With
the 1971 Academy Award for Best Documentary, The Hellstrom Chronicle
connects amazing micro-documentary footage with a horrific voice-over from fictional
character, Dr. Hellstrom (Lawrence Pressman). The film’s faux documentary
stance, however, is complicated by its confusing rhetorical message. It warns
of mass elimination due to environmentally disastrous practices performed by insects
at the micro-level. But it also suggests their survival will not be threatened.
Such a complex perspective may draw on the expertise of the documentary’s
filmmakers: Co-director and co-cinematographer Walon Green also co-wrote the
screenplay for Sam Peckinpah’s hyper-violent The Wild Bunch (1969). The
documentary’s screenwriter David Seltzer was also the author of The Omen
(1976) and Prophecy (1979), and the producer, David L. Wolper, also produced
Appointment with Destiny (1971), a pseudo-documentary television series.
The series used grainy film stock and chiaroscuro lighting to simulate the
appearance of actual documentary footage from pre-cinema eras to enhance
episodes such as one highlighting the shootout at the O.K. Corral.
Reviews of Hellstrom
were also mixed, primarily because the film combined a fictional narrator with
authentic documentary footage. Roger Ebert states for example that the film “has
hypnotically fascinating color photography of insects. The camera becomes so
intimate with insects, indeed, that at times we are actually in bed with
copulating spiders …. Precisely because the photography of insects is so
astonishingly good, the narration is annoying.” DVD reviewer Glenn Erickson
maintains that the film “has top-level docu credentials” and “uses excellent
footage of insect life” but also thinks the voiceover weakens the film.
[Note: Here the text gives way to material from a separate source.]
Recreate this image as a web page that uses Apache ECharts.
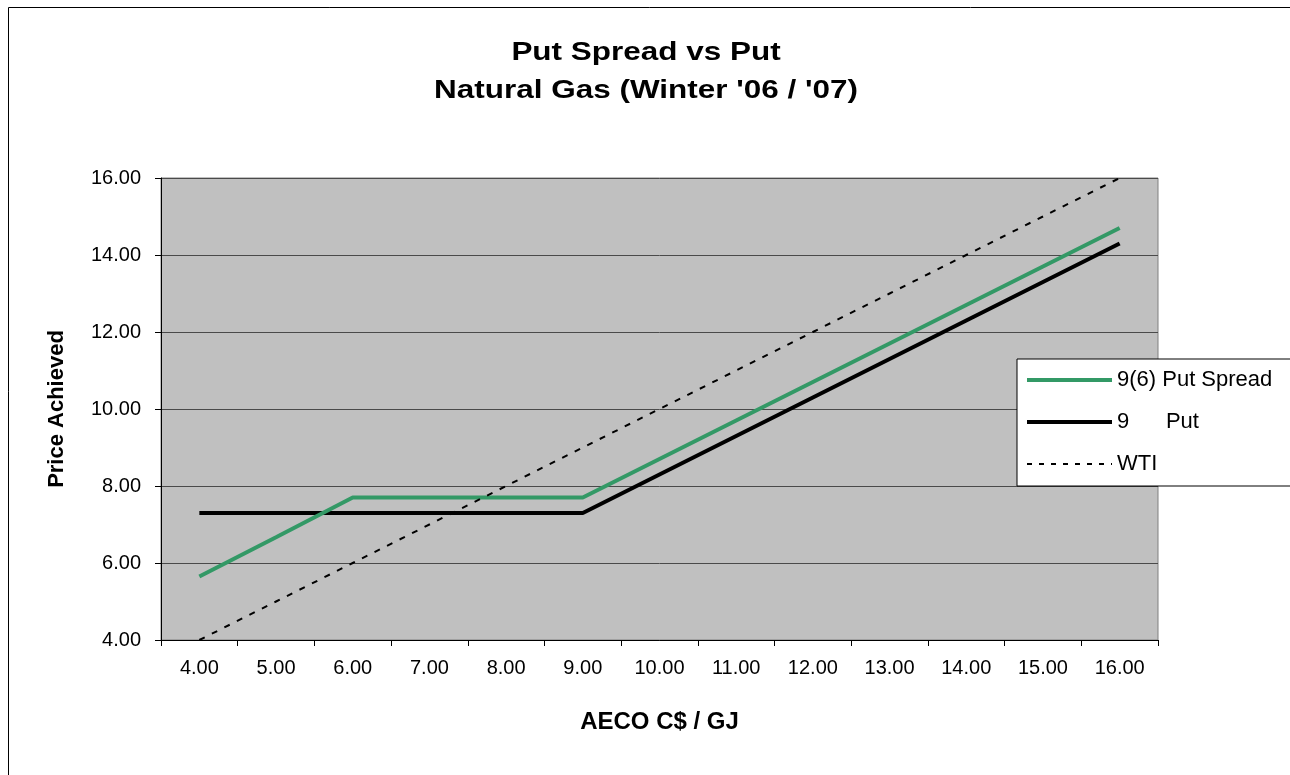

Perhaps in an attempt to warn
humanity about the negative consequences of their own exploitation of the
natural world, the film constructs insects as monsters first by highlighting
characteristics that Stephen R. Kellert suggests promote fear in humans. But
those traits may also draw on the qualities shared by the most horrific
versions of ourselves. According to Kellert, insects have “vastly different
ecological strategies, spatially and temporally.” They rely on an “extraordinary
multiplicity” rather than “individual identity and selfhood,” and their “shapes
and forms appear ‘monstrous’” (quoted in Brown xi). But insects are also “often
associated with notions of mindlessness and an absence of feeling,” as with the
link between insects and madness, a link that explicitly connects the insect
and human worlds. And they also possess a radical “autonomy … from human will
and control” (Kellert quoted in Brown xi), a disposition also associated with
humans who resist subjugation. Their incredible fecundity seems to generate the
most fear in humans, according to Kellert, a stereotype associated with some
humans, as well.
By emphasizing these
fear-inducing characteristics, the film seems not only to warn humanity about
insects seeming invulnerability, but also to attribute their possible dominance
on Earth to humanity’s own mistreatment of the natural world. If we continue to
destroy our environment, the film suggests, our species will be usurped by the
insect world. Despite the film’s attempts to separate humans and insects,
however, its narrative and film footage suggest insects will inherit the earth
not because they are superior to humans but because they are just like us.
Ultimately, insects become
monstrous in The Hellstrom Chronicle because they resemble humans at
their worst, as, what Eric C. Brown calls “humanity’s Other” (xi). Drawing on
all levels of anthropomorphism proposed by Persson et al., the film constructs
insects as monsters by highlighting their primitive psychological qualities,
their connection to human folk-psychology, their traits and “dispositions,” the
social roles they play, and the emotions they both display and produce.